The question to ask yourself if you are looking to focus on this value is: How does my product make my city or country stronger or healthier?
When balance is achieved between human, ecosystem, utility, and monetary value, you will find yourself with, what we’re calling, a Values-Driven product. It’s a product that others find useful (utility value), is worth paying for (monetary value), creates net benefit for people’s lives (human value), and creates a world that is stronger (ecosystem value).
And the good news is, even if you’ve been focusing mainly on monetary and utility value for years, you can adjust to focus on those two additional values. For instance, let’s say you’ve created a thriving B2B email solution. What would happen if you started asking, “How can we make people’s lives better?” Maybe you set up an option to hold email delivery after 6pm so that people are able to disconnect and be with their families. Or you could help remind people to email certain people who seem to be important in their lives who they haven’t emailed in a while?
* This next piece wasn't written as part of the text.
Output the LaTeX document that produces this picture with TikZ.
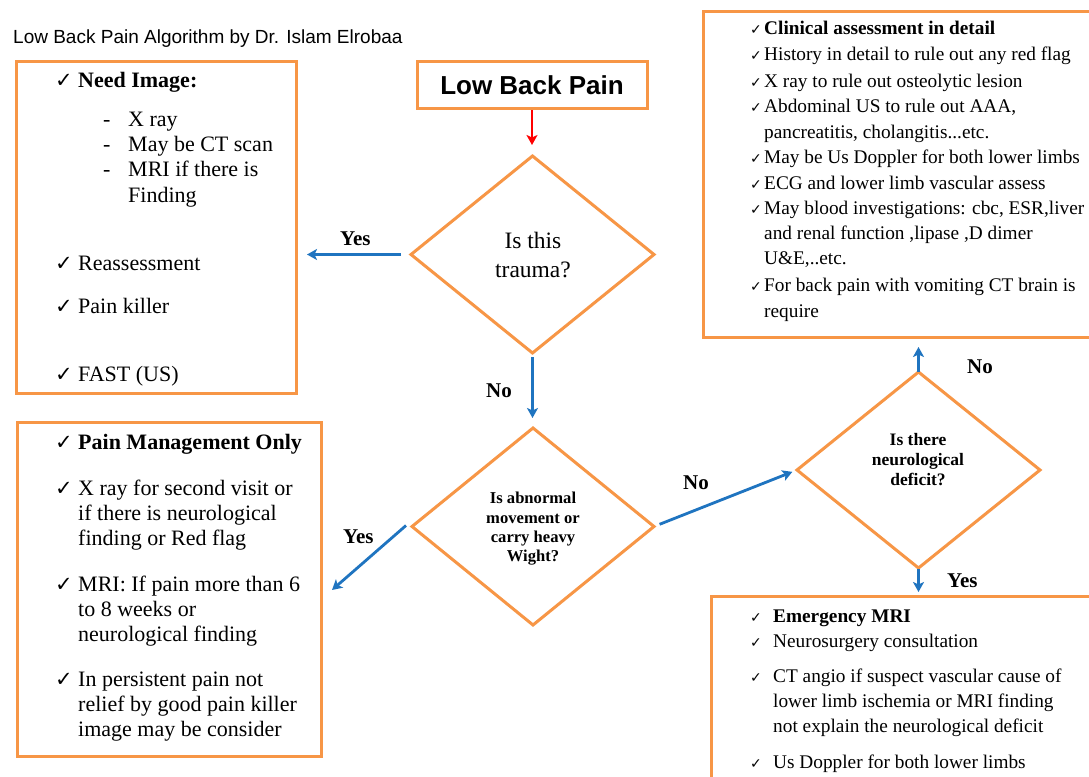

Or, let’s say you’re a clothing company and realize that the thread you’re using will never leave this earth. What would happen if you started asking, “How can my product make my country healthier?” and created products that won’t be in landfills the rest of our earth’s existence.
The point is, you can get creative and adapt what you’re already doing.
How To Get Here
Now, the big question is how can we quickly and efficiently ensure that our products have ecosystem and human value, especially with everything else going on?
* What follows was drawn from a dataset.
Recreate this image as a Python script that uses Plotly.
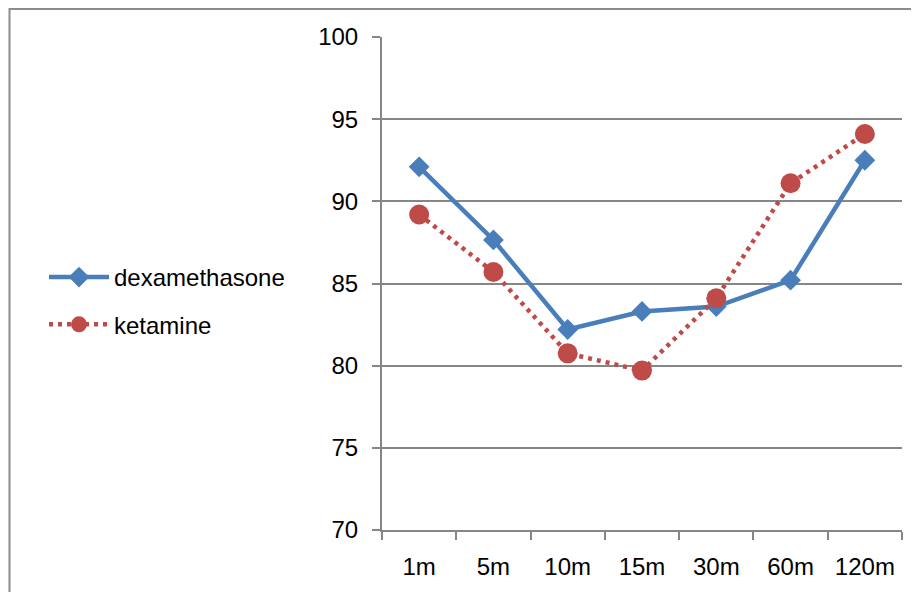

Last month, we introduced the External, Empowered Vision. It’s the idea that visions that are focused more on all humankind instead of focused on self and on what the world could become instead of where the world is already going, seem to be the visions that build the best companies and engage the most of our stakeholders. Below is an overview of the idea.
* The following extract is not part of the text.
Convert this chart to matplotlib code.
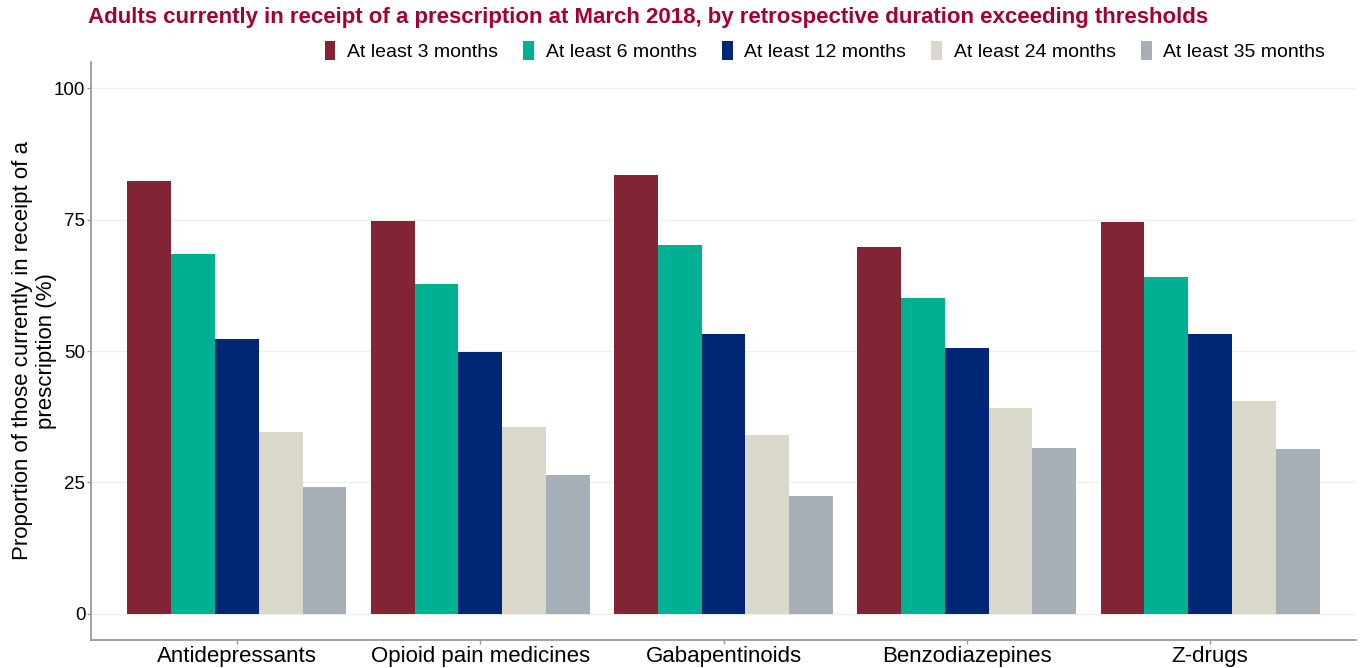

An external vision focuses on the success and flourishing of all humankind, not only the individual or company’s success. An empowered vision is active, identifying the type of world we want to work towards. It begins by asking what kind of world we want to have that’s different from what we see today. Companies that begin from a place of external, empowered vision are inherently on a trajectory to build transformative, useful products that will lead to human flourishing while remaining profitable.
A values-driven product will naturally come as a result of having an external, empowered Vision.
It all starts with your vision, and that vision will lead you to create products that align. You can see this — by having a vision for your product that “imagines what the world could become as a result of human flourishing” you will automatically build a product focused on both a) an individual’s success and b) a world that is positively changed as a result of your product.
And then, maybe by building these values-driven products, we can do what Pope Francis called his church to do in October. “Technology is constantly advancing, yet how wonderful it would be if the growth of scientific and technological innovation could come with more equality and social inclusion. How wonderful would it be, even as we discover faraway planets, to rediscover the needs of the brothers and sisters who orbit around us.”
You don’t have to be a social impact enterprise to create good, flourishing people and ecosystems. Begin with vision, and direct your product through the lens of not only monetary and utility value, but also human and ecosystem value.
I can’t wait to see what you do with your increasing value.